Should You Have Laser Treatment for Acne?

Even if you have fair skin, there are reasons you may not want to have laser acne treatment.

Laser treatment for acne is expensive, and not typically not covered by insurance. Each session may cost up to US $1000 and as many as 10 sessions may be needed. Raised acne scars eventually smooth themselves out, although this may take several years. If you have used Retin-A, Renova, or tretinoin topical, your skin may be thin underneath indented acne scars. It’s important to wait at least six months after using any of these products before having laser acne procedures.
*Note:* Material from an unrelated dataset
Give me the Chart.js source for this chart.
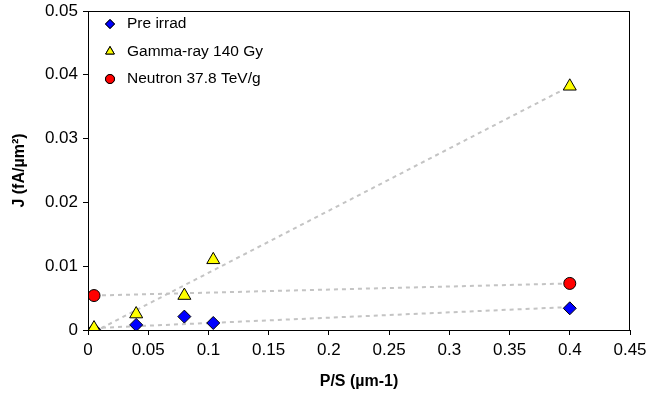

Contact dermatitis, eczema, and psoriasis are worsened by laser treatments. Also, as mentioned at the beginning of this article, laser treatments are very precise. There may be a noticeable difference between treated and untreated areas of skin, almost as if a line had been drawn across your face. Laser treatment is not the final answer for acne. It is possible that if you express the expectation that laser treatment will remove 100% of your acne, chances are that your dermatologist will reject you as a patient for this procedure because of unrealistic expectations. Laser acne treatments improve the skin, but they never perfect it.